───── Dataset records
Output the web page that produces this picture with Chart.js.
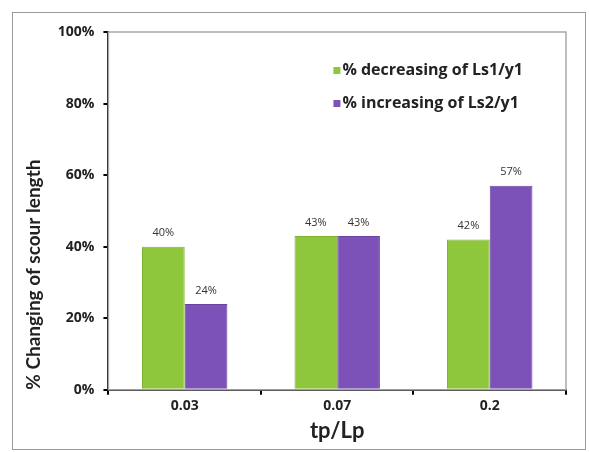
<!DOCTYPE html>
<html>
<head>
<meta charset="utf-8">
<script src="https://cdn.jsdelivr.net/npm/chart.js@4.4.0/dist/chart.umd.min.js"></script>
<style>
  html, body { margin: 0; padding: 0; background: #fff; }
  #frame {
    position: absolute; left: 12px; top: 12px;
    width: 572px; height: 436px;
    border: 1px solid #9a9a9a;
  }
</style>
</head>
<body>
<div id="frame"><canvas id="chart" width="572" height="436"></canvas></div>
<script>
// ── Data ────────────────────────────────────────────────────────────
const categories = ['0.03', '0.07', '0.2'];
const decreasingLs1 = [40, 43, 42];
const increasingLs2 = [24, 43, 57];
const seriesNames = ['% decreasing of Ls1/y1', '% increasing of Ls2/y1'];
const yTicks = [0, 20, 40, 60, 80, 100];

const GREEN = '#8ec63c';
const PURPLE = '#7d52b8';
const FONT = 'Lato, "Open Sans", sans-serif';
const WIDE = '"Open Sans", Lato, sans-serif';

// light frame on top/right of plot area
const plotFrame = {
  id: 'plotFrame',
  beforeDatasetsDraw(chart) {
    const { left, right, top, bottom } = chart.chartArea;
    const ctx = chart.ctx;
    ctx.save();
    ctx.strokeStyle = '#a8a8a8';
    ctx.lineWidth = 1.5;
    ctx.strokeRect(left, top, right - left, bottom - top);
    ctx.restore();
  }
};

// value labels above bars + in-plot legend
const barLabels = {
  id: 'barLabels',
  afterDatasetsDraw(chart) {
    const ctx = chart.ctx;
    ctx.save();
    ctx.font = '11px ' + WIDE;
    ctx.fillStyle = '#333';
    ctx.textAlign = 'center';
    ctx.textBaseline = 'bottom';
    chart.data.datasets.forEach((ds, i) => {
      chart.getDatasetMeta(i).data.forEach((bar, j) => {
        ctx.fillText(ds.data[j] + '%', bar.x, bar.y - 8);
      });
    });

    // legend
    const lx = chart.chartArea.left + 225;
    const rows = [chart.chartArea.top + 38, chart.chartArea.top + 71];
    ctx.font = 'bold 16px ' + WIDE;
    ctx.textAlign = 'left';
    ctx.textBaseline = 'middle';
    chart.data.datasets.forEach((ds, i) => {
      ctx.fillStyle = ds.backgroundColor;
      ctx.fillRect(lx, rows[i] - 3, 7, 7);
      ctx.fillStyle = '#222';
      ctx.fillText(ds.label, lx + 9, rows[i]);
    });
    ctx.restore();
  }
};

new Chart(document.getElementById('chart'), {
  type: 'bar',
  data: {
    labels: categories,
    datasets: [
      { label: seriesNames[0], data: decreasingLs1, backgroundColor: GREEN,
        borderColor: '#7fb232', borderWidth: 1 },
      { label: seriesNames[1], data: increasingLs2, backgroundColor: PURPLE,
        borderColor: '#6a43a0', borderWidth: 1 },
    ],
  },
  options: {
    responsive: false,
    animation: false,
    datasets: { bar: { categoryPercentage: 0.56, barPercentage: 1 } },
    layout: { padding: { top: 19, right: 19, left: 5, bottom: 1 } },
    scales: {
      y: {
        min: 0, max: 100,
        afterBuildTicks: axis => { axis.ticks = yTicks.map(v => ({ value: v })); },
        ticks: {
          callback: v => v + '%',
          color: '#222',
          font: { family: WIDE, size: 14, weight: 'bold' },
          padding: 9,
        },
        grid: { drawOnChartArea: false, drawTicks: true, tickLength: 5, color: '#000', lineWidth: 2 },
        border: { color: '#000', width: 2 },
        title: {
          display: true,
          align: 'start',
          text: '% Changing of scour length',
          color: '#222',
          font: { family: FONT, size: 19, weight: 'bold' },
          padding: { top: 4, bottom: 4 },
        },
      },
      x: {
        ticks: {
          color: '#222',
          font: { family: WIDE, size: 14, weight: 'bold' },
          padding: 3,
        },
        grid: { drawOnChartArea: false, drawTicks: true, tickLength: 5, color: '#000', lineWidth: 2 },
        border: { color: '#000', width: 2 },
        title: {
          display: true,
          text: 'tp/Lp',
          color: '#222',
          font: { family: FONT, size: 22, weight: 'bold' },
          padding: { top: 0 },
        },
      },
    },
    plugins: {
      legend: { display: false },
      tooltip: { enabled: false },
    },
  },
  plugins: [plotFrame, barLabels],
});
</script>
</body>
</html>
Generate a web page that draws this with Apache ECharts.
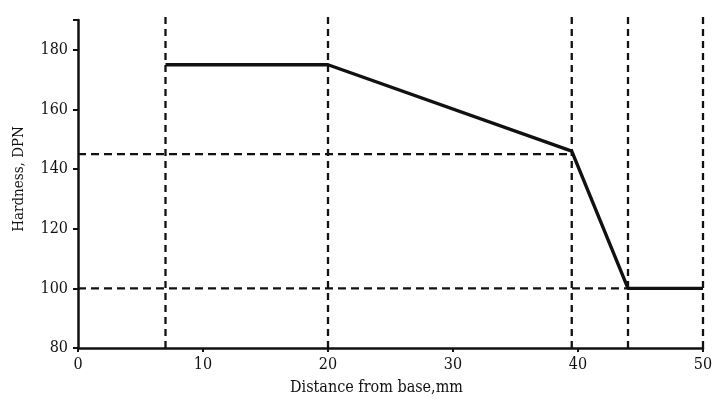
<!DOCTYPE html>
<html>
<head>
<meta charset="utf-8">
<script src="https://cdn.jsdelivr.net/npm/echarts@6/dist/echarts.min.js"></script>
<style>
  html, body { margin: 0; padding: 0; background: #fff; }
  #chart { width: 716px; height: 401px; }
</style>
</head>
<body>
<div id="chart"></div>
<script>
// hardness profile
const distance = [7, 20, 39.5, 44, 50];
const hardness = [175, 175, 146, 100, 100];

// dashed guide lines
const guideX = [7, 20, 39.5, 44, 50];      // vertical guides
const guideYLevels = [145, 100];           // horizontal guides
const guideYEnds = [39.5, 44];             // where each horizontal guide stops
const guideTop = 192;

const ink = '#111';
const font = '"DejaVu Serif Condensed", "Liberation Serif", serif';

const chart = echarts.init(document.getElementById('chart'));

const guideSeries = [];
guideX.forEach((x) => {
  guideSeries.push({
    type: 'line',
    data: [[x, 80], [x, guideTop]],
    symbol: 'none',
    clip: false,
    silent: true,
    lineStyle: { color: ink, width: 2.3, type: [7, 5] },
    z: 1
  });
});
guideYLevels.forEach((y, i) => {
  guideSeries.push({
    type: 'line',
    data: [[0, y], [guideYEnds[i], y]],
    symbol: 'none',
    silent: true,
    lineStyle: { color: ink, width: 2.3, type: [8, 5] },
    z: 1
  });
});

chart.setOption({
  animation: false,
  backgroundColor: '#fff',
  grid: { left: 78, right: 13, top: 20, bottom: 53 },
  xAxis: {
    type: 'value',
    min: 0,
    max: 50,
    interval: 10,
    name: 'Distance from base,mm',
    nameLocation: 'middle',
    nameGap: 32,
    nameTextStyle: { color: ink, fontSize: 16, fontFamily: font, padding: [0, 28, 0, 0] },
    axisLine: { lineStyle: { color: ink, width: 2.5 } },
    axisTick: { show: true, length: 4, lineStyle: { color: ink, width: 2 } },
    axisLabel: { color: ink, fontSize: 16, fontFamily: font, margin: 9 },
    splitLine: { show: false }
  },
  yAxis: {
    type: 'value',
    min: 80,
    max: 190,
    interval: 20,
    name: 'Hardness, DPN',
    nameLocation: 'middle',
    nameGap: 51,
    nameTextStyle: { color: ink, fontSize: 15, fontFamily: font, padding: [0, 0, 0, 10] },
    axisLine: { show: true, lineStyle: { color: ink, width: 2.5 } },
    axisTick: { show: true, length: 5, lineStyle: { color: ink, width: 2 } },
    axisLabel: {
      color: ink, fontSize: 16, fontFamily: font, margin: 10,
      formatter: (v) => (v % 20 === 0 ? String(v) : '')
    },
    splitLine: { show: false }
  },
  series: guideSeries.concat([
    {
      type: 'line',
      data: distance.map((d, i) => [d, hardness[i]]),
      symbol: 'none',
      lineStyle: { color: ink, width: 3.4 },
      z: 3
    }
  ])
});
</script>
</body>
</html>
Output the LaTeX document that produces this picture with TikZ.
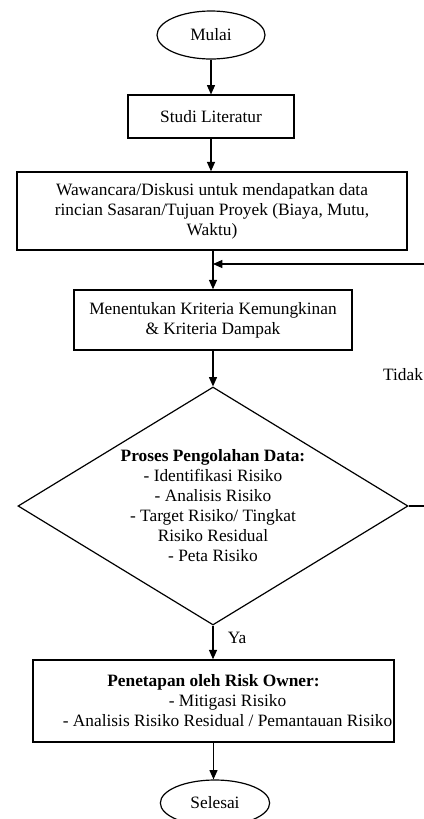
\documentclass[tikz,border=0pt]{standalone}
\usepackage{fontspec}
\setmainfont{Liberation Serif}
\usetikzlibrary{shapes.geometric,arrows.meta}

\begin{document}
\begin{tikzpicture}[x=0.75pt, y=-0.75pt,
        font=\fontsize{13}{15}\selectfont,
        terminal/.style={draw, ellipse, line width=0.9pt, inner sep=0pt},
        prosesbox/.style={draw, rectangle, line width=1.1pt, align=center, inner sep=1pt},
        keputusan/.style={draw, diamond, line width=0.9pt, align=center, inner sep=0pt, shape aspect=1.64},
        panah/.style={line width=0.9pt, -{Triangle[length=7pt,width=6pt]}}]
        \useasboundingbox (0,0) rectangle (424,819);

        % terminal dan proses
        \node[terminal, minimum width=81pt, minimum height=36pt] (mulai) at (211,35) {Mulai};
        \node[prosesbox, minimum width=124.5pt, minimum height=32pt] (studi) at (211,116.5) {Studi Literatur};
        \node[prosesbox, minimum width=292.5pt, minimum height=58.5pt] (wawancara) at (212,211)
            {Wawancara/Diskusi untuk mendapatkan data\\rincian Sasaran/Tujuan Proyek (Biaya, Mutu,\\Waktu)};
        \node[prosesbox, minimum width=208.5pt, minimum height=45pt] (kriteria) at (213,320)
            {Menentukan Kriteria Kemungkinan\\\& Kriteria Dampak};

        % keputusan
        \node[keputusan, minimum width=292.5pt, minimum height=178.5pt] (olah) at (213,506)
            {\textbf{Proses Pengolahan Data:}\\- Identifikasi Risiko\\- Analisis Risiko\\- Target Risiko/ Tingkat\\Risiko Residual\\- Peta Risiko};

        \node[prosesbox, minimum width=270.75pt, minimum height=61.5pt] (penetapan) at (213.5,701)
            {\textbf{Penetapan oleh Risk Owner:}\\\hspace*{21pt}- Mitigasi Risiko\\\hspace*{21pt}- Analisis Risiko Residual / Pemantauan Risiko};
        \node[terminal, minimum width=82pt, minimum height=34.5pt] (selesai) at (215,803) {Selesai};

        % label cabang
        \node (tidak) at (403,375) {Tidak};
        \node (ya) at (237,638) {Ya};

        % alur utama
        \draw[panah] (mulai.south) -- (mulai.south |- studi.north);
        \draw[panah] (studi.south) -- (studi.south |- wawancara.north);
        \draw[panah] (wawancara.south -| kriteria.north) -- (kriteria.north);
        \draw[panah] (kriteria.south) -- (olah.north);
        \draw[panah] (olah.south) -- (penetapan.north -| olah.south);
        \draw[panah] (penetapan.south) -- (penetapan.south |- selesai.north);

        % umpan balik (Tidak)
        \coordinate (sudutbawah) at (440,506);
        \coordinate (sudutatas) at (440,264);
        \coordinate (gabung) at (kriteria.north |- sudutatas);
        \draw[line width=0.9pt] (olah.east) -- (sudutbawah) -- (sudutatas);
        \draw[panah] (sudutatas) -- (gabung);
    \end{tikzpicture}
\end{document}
──────────
Short task: All lines above starting at the one with "Generate a web" and ending at the one with "const guideTop = 192;", inclusive, are to be printed again exactly, with the pictures left out.

Task solution:
Generate a web page that draws this with Apache ECharts.
<!DOCTYPE html>
<html>
<head>
<meta charset="utf-8">
<script src="https://cdn.jsdelivr.net/npm/echarts@6/dist/echarts.min.js"></script>
<style>
  html, body { margin: 0; padding: 0; background: #fff; }
  #chart { width: 716px; height: 401px; }
</style>
</head>
<body>
<div id="chart"></div>
<script>
// hardness profile
const distance = [7, 20, 39.5, 44, 50];
const hardness = [175, 175, 146, 100, 100];

// dashed guide lines
const guideX = [7, 20, 39.5, 44, 50];      // vertical guides
const guideYLevels = [145, 100];           // horizontal guides
const guideYEnds = [39.5, 44];             // where each horizontal guide stops
const guideTop = 192;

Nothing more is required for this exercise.